# Bridgestone MB1 repaint teaser pics!



## Benster (Mar 16, 2006)

*Bridgestone MB1 Repaint!*



After 5 months in the capable hands of Allan Wanta (Wanta), my MB1 is finally ready to be picked up!

Some pics!

Benster


----------



## girlonbike (Apr 24, 2008)

Did you get it redecaled under clear coat? Congrats, Ben.


----------



## Benster (Mar 16, 2006)

You know GOB , good question, I have not seen the bike yet. Picking it up Friday. I asked for decals under clear coat though.

The build (when I can get some garage time):

Frame: 1988 Bridgestone MB-1 – Tange Prestige CrMo
Professional Repaint by: Allan Wanta 05-01-12
Fork: Tange Prestige CrMo
Headset: 1” Chris King Threaded (Sotto Voce)
Stem: Ritchey Force
Handlebar: Ritchey Force
Grips: Oury Black
Brakes: Black Shimano XT M730
Brake Pads: Shimano XT M730
Brake Levers: Shimano XT M730
Front Derailleur: Shimano XT M730
Rear Derailleur: Shimano XT M730
Shifters: Shimano XT M730 - 6 Speed
Cassette: Shimano XT M730
Chain: Shimano HG91
Cranks: Shimano XT M730 175mm Polished
Chain Rings: Shimano XT Biopace 46T-36T-28T
Bottom Bracket: Shimano Cartridge
Pedals: Shimano XT M730 
Hub Skewers: Shimano XT 
Rims: Araya RM20 Super Hard Anodized
Hubs: Shimano XT M730
Tires: NOS Ritchey Duro Force 
Saddle: Selle Italia Turbo - Black 
Seat Post: Ritchey Logic made by Nitto
Seat Post Binder: Shimano XT


----------



## Rumpfy (Dec 21, 2003)

Nice build spec for it! I take it the fork was painted as well?


----------



## Major (Jul 8, 2008)

Looks great! Did you find original decals or did you have them made? Is the fork also painted with the same grey color as the frame?


----------



## Benster (Mar 16, 2006)

Rumpfy said:


> Nice build spec for it! I take it the fork was painted as well?


Thanks Rumpfy! Fork was painted as well, just didn't receive images.


----------



## Benster (Mar 16, 2006)

Major said:


> Looks great! Did you find original decals or did you have them made? Is the fork also painted with the same grey color as the frame?


Have to admit, I trusted the painter to acquire/manufacture the correct replacements. He said the decals would be "no problem". Fork will be correct grey too!


----------



## tductape (Mar 31, 2008)

Looking good......
I bet you cant wait to get it..

You have 10 months to get it ready for Keyesville.


----------



## classen (Oct 7, 2009)

Is your build list a wish list or a have-it-already list?

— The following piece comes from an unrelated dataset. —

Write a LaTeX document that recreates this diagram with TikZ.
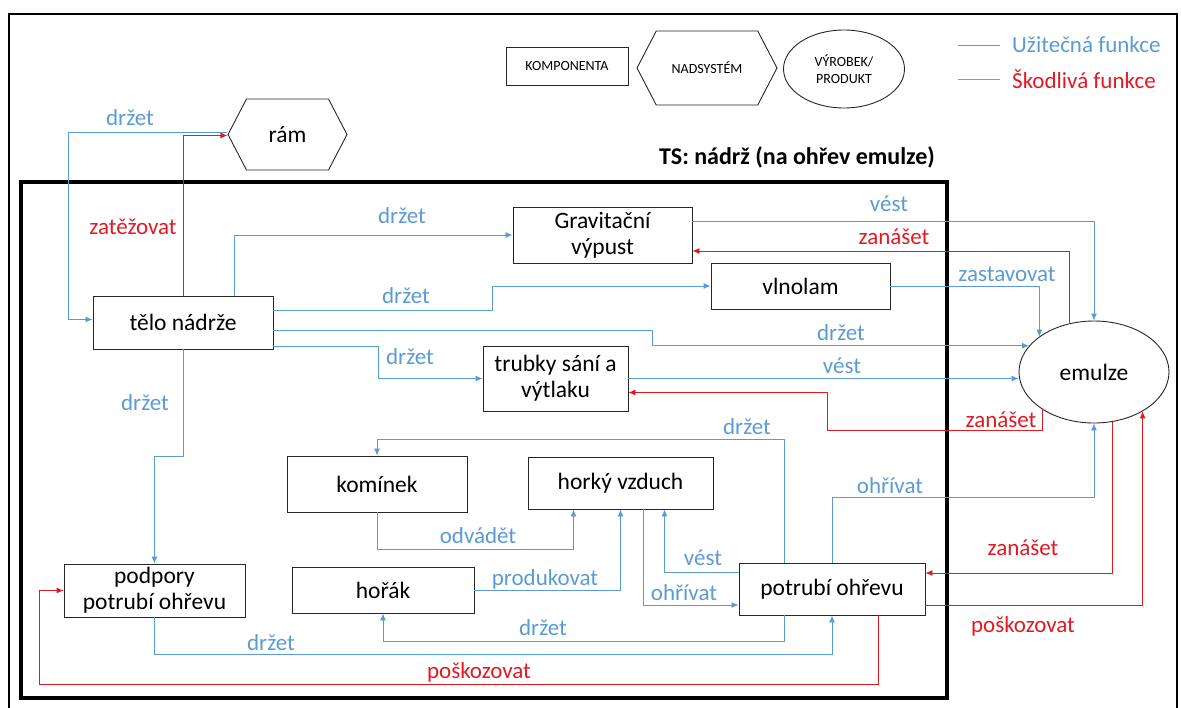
\documentclass[tikz,border=0pt]{standalone}
\usepackage{fontspec}
\setmainfont{Carlito}
\usepackage{tikz}
\usetikzlibrary{arrows.meta,shapes.geometric,shapes.symbols}
\definecolor{ufblue}{RGB}{91,155,213}
\definecolor{sfred}{RGB}{225,25,35}
\definecolor{lgorange}{RGB}{237,125,49}
\newcommand{\boxfont}{\fontsize{23.5}{26}\selectfont}
\newcommand{\lblfont}{\fontsize{23}{26}\selectfont}
\newcommand{\smallfont}{\fontsize{14}{17}\selectfont}

\begin{document}
\begin{tikzpicture}[x=1pt,y=-1pt,
  comp/.style={draw=black!85, line width=.9pt, rectangle, align=center, font=\boxfont, inner sep=0pt},
  nads/.style={draw=black!85, line width=.9pt, shape=signal, signal to=west and east, signal pointer angle=125, inner sep=0pt},
  prod/.style={draw=black!85, line width=.9pt, ellipse, align=center, inner sep=0pt},
  uf/.style={draw=ufblue, line width=.9pt, -{Latex[length=7pt,width=6pt]}},
  sf/.style={draw=sfred, line width=.9pt, -{Latex[length=7pt,width=6pt]}},
  ufl/.style={text=ufblue, font=\lblfont, inner sep=0pt},
  sfl/.style={text=sfred, font=\lblfont, inner sep=0pt}]
\useasboundingbox (0,0) rectangle (1181,707);

% frames
\draw[line width=1.4pt] (9,710) -- (9,14) -- (1177,14) -- (1177,710);
\draw[line width=3.5pt] (21,182) rectangle (947,698);

% legend
\node (lgkomp) at (567,66) [comp, minimum width=122, minimum height=38, font=\smallfont] {KOMPONENTA};
\node (lgnads) at (707,68) [nads, minimum width=140, minimum height=74, font=\smallfont] {NADSYSTÉM};
\node (lgprod) at (844,69) [prod, minimum width=121, minimum height=78, font=\smallfont] {VÝROBEK/\\PRODUKT};
\coordinate (lgu) at (958,45);
\coordinate (lgs) at (958,79);
\draw[ufblue, line width=.9pt] (lgu) -- ++(42,0);
\draw[lgorange, line width=.9pt] (lgs) -- ++(42,0);
\node (lgutext) at (1012,45) [ufl, anchor=west] {Užitečná funkce};
\node (lgstext) at (1012,79) [sfl, anchor=west] {Škodlivá funkce};
\node (ts) at (797,157) [font=\bfseries\fontsize{24}{28}\selectfont] {TS: nádrž (na ohřev emulze)};

% components
\node (ram) at (287.5,134.5) [nads, minimum width=119, minimum height=71, font=\boxfont] {rám};
\node (telo) at (183,322.5) [comp, minimum width=180, minimum height=53] {tělo nádrže};
\node (grav) at (602.5,235) [comp, minimum width=179, minimum height=56] {Gravitační\\výpust};
\node (vlnolam) at (800.5,286) [comp, minimum width=179, minimum height=46] {vlnolam};
\node (trubky) at (555.5,378.5) [comp, minimum width=145, minimum height=65] {trubky sání a\\výtlaku};
\node (emulze) at (1094,372) [prod, minimum width=150, minimum height=102, font=\boxfont] {emulze};
\node (komin) at (377,484) [comp, minimum width=180, minimum height=56] {komínek};
\node (vzduch) at (620.5,483) [comp, minimum width=185, minimum height=52] {horký vzduch};
\node (podpory) at (154.5,590.5) [comp, minimum width=181, minimum height=53] {podpory\\potrubí ohřevu};
\node (horak) at (383,590) [comp, minimum width=182, minimum height=46] {hořák};
\node (potrubi) at (832,589) [comp, minimum width=186, minimum height=52] {potrubí ohřevu};

% useful functions
\draw[uf] ([yshift=2]ram.west) -| ([xshift=-24,yshift=3]telo.west) -- ([yshift=3]telo.west);
\draw[uf] ([xshift=51]telo.north) |- (grav.west);
\draw[uf] ([yshift=12]telo.east) -- ++(219,0) |- (vlnolam.west);
\draw[uf] ([yshift=-8]telo.east) -- ++(379,0) |- (emulze.158);
\draw[uf] ([yshift=-24]telo.east) -- ++(105,0) |- (trubky.west);
\draw[uf] (telo.south) -- ++(0,107) -| (podpory.north);
\draw[uf] ([yshift=14]grav.east) -| (emulze.north);
\draw[uf] (vlnolam.east) -| (emulze.147);
\draw[uf] (trubky.east) -- (trubky.east -| emulze.west);
\draw[uf] ([xshift=-48]potrubi.north) -- ++(0,-123) -| (komin.north);
\draw[uf] (komin.south) -- ++(0,37) -| ([xshift=-47]vzduch.south);
\draw[uf] (horak.east) -| (vzduch.south);
\draw[uf] ([xshift=23]vzduch.south) |- ([yshift=-16]potrubi.west);
\draw[uf] ([yshift=17]potrubi.west) -| ([xshift=44]vzduch.south);
\draw[uf] ([xshift=-48]potrubi.south) -- ++(0,26) -| (horak.south);
\draw[uf] (podpory.south) -- ++(0,37) -| (potrubi.south);
\draw[uf] (potrubi.north) -- ++(0,-65) -| (emulze.south);

% harmful functions
\draw[sf] (telo.north) |- ([yshift=-1]ram.west);
\draw[sf] (emulze.117) |- ([yshift=-16]grav.east);
\draw[sf] (emulze.216) -- ++(0,21) -| ([xshift=199,yshift=-14]trubky.east) -- ([yshift=-14]trubky.east);
\draw[sf] ([xshift=46]potrubi.south) -- ++(0,69) -| ([xshift=-24]podpory.west) -- (podpory.west);
\draw[sf] (emulze.290) |- ([yshift=16]potrubi.east);
\draw[sf] ([yshift=-16]potrubi.east) -| (emulze.321);

% labels
\node (l1) at (130,118) [ufl] {držet};
\node (l2) at (133,227) [sfl] {zatěžovat};
\node (l3) at (402,216) [ufl] {držet};
\node (l4) at (406,296) [ufl] {držet};
\node (l5) at (410,357) [ufl] {držet};
\node (l6) at (145,403) [ufl] {držet};
\node (l7) at (889,204) [ufl] {vést};
\node (l8) at (894,237) [sfl] {zanášet};
\node (l9) at (1007,274) [ufl] {zastavovat};
\node (l10) at (841,333) [ufl] {držet};
\node (l11) at (842,366) [ufl] {vést};
\node (l12) at (1001,420) [sfl] {zanášet};
\node (l13) at (747,427) [ufl] {držet};
\node (l14) at (478,536) [ufl] {odvádět};
\node (l15) at (545,579) [ufl] {produkovat};
\node (l16) at (703,558) [ufl] {vést};
\node (l17) at (684,593) [ufl] {ohřívat};
\node (l18) at (543,628) [ufl] {držet};
\node (l19) at (271,643) [ufl] {držet};
\node (l20) at (479,672) [sfl] {poškozovat};
\node (l21) at (890,486) [ufl] {ohřívat};
\node (l22) at (1023,548) [sfl] {zanášet};
\node (l23) at (1023,626) [sfl] {poškozovat};

\end{tikzpicture}
\end{document}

I think this is going to be a beautiful (and fun to ride) bike. I'll be looking forward to updates.


----------



## Benster (Mar 16, 2006)

classen said:


> Is your build list a wish list or a have-it-already list?
> 
> I think this is going to be a beautiful (and fun to ride) bike. I'll be looking forward to updates.


Already have! :thumbsup:

OK, with the 1 exception of the BB which I will order.


----------



## sgltrak (Feb 19, 2005)

Nice! The decals look correct to me, and the build is nearly stock. Looking forward to completed pix.


----------



## Fillet-brazed (Jan 13, 2004)

sgltrak said:


> Nice! The decals look correct to me, and the build is nearly stock. Looking forward to completed pix.

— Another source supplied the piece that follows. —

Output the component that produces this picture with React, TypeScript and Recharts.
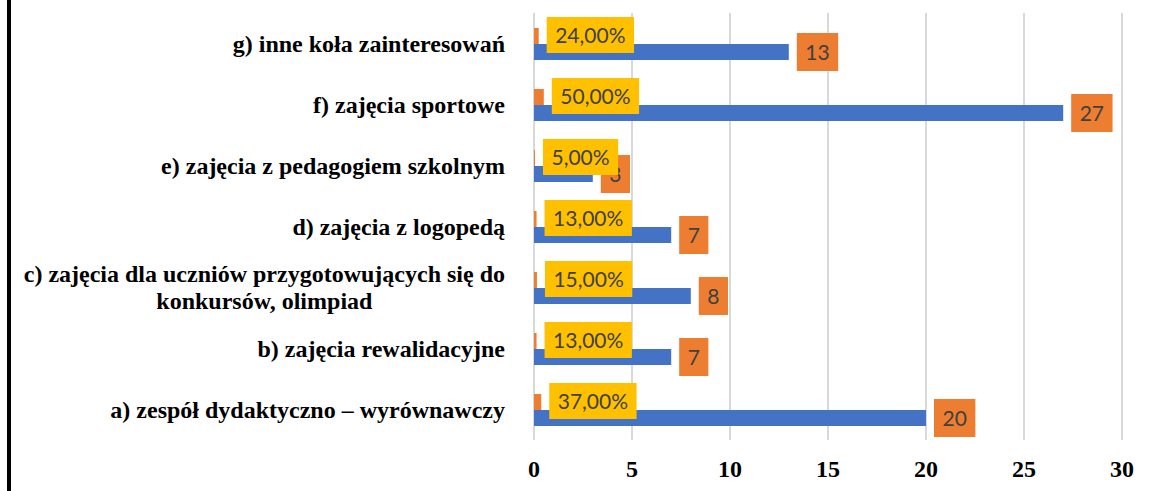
import { BarChart, Bar, XAxis, YAxis, CartesianGrid, LabelList } from "recharts";

// kategorie od góry do dołu (g → a)
const categories = [
  "g) inne koła zainteresowań",
  "f) zajęcia sportowe",
  "e) zajęcia z pedagogiem szkolnym",
  "d) zajęcia z logopedą",
  "c) zajęcia dla uczniów przygotowujących się do\nkonkursów, olimpiad",
  "b) zajęcia rewalidacyjne",
  "a) zespół dydaktyczno – wyrównawczy",
];
const counts = [13, 27, 3, 7, 8, 7, 20];
const shares = [0.24, 0.5, 0.05, 0.13, 0.15, 0.13, 0.37];
const xTicks = [0, 5, 10, 15, 20, 25, 30];

const data = categories.map((name, i) => ({
  name,
  count: counts[i],
  share: shares[i],
}));

const SERIF = "Liberation Serif";
const LABEL_FONT = "Lato";

let ctx: CanvasRenderingContext2D | null = null;
function measure(text: string, font: string) {
  if (!ctx) ctx = document.createElement("canvas").getContext("2d");
  if (!ctx) return text.length * 10;
  ctx.font = font;
  return ctx.measureText(text).width;
}

function CategoryTick(props: any) {
  const { x, y, payload } = props;
  const lines = String(payload.value).split("\n");
  const maxW = Math.max(...lines.map((l) => measure(l, `bold 24px "${SERIF}"`)));
  const single = lines.length === 1;
  const cx = single ? x : x - maxW / 2;
  return (
    <g>
      {lines.map((l, i) => (
        <text
          key={i}
          x={cx}
          y={y + (i - (lines.length - 1) / 2) * 27 + 8}
          textAnchor={single ? "end" : "middle"}
          style={{ fontFamily: SERIF, fontWeight: 700, fontSize: 24, fill: "#000" }}
        >
          {l}
        </text>
      ))}
    </g>
  );
}

function boxLabel(fill: string, h: number, fmt: (v: number) => string, dy: number) {
  return (props: any) => {
    const { x, y, width, height, value } = props;
    const text = fmt(Number(value));
    const tw = measure(text, `21px ${LABEL_FONT}`);
    const w = tw + 17;
    const left = Number(x) + Number(width) + 8;
    const cy = Number(y) + Number(height) / 2 + dy;
    return (
      <g>
        <rect x={left} y={cy - h / 2} width={w} height={h} fill={fill} />
        <text
          x={left + w / 2}
          y={cy + 7.5}
          textAnchor="middle"
          style={{ fontFamily: LABEL_FONT, fontSize: 21, fill: "#404040" }}
        >
          {text}
        </text>
      </g>
    );
  };
}

const pctLabel = boxLabel("#FFC000", 36, (v) => (v * 100).toFixed(2).replace(".", ",") + "%", -1);
const countLabel = boxLabel("#ED7D31", 38, (v) => String(v), 0);

export default function App() {
  return (
    <div style={{ position: "absolute", left: 0, top: 0, width: 1153, height: 491, background: "#fff" }}>
      <div style={{ position: "absolute", left: 7, top: 0, width: 4, height: 491, background: "#000" }} />
      <BarChart
        width={1153}
        height={491}
        data={data}
        layout="vertical"
        margin={{ top: 13, right: 31, left: 0, bottom: 0 }}
        barSize={16}
        barGap={0}
      >
        <CartesianGrid horizontal={false} stroke="#d9d9d9" strokeWidth={2} />
        <XAxis
          type="number"
          domain={[0, 30]}
          ticks={xTicks}
          axisLine={false}
          tickLine={false}
          height={51}
          tickMargin={14}
          tick={{ fontFamily: SERIF, fontWeight: "bold", fontSize: 24, fill: "#000" }}
        />
        <YAxis
          type="category"
          dataKey="name"
          width={534}
          axisLine={false}
          tickLine={false}
          tickMargin={23}
          tick={<CategoryTick />}
          interval={0}
        />
        <Bar dataKey="share" stackId="pct" fill="#ED7D31" isAnimationActive={false} />
        <Bar dataKey="count" fill="#4472C4" isAnimationActive={false}>
          <LabelList dataKey="count" content={countLabel} />
        </Bar>
        {/* bardzo cienki segment na końcu słupka procentowego – jego etykiety rysują się na wierzchu */}
        <Bar dataKey={() => 1e-6} stackId="pct" fill="none" isAnimationActive={false}>
          <LabelList dataKey="share" content={pctLabel} />
        </Bar>
      </BarChart>
    </div>
  );
}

Yeah, decals look perfect from what I can tell. If they're not originals they did a good job. Just going off memory all the decal placement looks right too.

If frames could talk he'd be the proudest and happiest MB-1 frame ever.

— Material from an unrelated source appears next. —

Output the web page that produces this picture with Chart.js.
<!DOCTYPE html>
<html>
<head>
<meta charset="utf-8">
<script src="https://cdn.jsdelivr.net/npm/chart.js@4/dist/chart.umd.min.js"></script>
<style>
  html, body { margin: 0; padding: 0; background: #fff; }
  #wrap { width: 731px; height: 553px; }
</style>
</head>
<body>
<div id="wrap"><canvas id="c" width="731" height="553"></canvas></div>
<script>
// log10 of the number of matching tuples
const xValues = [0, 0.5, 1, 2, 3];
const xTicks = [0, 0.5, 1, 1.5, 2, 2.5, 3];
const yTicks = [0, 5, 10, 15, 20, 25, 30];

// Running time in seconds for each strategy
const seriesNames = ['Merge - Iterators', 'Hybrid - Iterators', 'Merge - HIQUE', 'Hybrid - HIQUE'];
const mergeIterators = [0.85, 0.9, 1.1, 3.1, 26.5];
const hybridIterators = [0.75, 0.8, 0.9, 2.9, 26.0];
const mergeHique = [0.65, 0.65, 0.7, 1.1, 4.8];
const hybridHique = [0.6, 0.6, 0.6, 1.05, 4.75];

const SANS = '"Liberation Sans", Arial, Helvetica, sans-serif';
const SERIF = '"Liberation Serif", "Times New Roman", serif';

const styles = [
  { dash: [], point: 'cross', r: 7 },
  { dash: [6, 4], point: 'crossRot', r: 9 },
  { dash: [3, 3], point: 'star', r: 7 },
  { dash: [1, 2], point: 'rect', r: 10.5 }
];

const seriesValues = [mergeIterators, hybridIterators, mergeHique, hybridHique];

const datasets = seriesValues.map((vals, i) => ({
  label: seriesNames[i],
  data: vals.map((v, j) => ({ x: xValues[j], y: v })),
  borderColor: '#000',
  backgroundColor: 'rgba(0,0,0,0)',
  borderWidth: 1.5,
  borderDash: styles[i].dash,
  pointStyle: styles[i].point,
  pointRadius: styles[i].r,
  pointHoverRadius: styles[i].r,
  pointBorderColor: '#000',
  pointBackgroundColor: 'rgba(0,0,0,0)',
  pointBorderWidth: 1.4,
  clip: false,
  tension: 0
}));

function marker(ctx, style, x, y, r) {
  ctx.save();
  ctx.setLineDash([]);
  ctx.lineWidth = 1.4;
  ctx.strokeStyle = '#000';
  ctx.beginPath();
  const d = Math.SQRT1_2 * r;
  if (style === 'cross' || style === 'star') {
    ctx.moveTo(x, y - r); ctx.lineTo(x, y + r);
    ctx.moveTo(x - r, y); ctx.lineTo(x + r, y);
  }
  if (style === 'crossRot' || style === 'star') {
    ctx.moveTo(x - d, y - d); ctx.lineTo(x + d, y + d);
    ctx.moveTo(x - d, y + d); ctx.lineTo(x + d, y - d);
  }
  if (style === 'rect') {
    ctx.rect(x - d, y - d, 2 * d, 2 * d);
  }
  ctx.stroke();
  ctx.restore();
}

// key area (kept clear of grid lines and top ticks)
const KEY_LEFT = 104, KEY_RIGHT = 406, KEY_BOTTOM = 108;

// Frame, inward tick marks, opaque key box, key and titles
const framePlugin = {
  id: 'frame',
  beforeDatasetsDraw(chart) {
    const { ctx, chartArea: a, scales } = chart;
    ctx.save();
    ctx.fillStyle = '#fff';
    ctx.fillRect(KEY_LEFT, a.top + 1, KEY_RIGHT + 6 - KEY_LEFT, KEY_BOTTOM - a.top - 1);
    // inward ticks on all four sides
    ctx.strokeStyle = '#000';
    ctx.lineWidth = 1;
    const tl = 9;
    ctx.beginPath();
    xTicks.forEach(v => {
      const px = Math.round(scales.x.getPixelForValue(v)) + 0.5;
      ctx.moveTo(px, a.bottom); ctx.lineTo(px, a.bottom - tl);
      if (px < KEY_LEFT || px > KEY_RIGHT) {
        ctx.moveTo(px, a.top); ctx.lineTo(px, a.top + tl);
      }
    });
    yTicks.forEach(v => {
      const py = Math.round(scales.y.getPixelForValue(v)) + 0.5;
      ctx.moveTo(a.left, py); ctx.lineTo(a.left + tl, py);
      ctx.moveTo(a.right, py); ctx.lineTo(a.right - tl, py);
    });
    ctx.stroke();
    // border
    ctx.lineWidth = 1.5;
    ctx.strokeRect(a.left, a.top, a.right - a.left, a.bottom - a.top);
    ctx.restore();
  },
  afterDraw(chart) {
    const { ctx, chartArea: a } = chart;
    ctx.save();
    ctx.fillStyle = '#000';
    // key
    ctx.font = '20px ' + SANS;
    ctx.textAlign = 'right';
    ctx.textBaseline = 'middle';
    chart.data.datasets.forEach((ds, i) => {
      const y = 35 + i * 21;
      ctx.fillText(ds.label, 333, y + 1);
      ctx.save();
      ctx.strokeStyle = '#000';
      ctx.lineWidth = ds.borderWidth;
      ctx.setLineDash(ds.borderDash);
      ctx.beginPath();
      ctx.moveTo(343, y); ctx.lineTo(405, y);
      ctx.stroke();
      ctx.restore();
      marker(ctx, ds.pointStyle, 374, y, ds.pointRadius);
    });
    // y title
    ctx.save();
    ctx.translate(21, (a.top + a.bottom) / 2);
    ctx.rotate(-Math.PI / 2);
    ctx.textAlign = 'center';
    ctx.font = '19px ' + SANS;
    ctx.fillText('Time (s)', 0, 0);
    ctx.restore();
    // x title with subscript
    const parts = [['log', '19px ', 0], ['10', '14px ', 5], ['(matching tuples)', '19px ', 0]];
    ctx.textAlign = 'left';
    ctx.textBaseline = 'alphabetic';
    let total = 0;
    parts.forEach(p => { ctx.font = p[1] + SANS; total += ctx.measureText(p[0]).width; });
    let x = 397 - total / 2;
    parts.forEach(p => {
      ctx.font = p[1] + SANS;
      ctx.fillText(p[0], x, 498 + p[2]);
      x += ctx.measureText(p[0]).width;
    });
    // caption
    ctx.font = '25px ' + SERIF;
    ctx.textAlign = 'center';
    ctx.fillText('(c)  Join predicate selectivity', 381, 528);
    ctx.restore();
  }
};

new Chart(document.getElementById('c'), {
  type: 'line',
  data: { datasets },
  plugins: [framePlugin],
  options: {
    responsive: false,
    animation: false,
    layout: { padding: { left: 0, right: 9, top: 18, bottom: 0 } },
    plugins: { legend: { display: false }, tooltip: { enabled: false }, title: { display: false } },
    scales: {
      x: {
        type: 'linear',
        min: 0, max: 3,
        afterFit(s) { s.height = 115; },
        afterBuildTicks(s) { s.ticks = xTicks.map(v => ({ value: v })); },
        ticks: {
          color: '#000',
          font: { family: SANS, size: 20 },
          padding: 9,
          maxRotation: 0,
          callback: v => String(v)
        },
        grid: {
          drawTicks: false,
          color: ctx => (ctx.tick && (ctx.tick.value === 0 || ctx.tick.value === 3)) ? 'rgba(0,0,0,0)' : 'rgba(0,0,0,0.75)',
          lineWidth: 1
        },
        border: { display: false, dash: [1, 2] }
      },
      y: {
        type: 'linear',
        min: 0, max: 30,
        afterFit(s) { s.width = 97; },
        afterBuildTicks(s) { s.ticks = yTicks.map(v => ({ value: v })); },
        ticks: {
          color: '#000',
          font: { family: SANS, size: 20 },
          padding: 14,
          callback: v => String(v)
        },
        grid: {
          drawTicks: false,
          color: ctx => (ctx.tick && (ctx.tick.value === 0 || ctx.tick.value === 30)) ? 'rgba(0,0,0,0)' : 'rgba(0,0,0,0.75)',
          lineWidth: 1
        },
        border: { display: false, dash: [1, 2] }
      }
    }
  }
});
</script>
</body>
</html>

The 88 MB-1 was my first high end bike so lots of memories with that one.


----------



## sgltrak (Feb 19, 2005)

Fillet-brazed said:


> The 88 MB-1 was my first high end bike so lots of memories with that one.


Same here.


----------



## girlonbike (Apr 24, 2008)

sgltrak said:


> Same here.





Fillet-brazed said:


> The 88 MB-1 was my first high end bike so lots of memories with that one.


Mine was later but still loved it. It was a fun fun ride,


----------



## Benster (Mar 16, 2006)

My first mountain bike at the age of 9 years old was like this one! 

I think the MB1 will be a slight upgrade!


----------



## 805MTB (Jul 4, 2010)

sounds like a nice build, very close to the original specs.


----------



## Benster (Mar 16, 2006)

klasse said:


> sounds like a nice build, very close to the original specs.


It will be close!

Inspiration from the web...

:thumbsup:


----------



## shawn57817 (May 15, 2012)

Has anyone had experience with those water transfer decals before? Do they hold up if they get wet again or do they have to be protected by a clear coat?


----------



## 805MTB (Jul 4, 2010)

damn, that looks SWEET! great job, enjoy it.


----------



## jeff (Jan 13, 2004)

shawn57817 said:


> Has anyone had experience with those water transfer decals before? Do they hold up if they get wet again or do they have to be protected by a clear coat?


I've applied numerous sets over clear coat, both powder and spray, and have never had a problem.


----------



## digilux (Mar 23, 2007)

looks promising


----------



## Benster (Mar 16, 2006)

Back from paint and this MB1 could not look better!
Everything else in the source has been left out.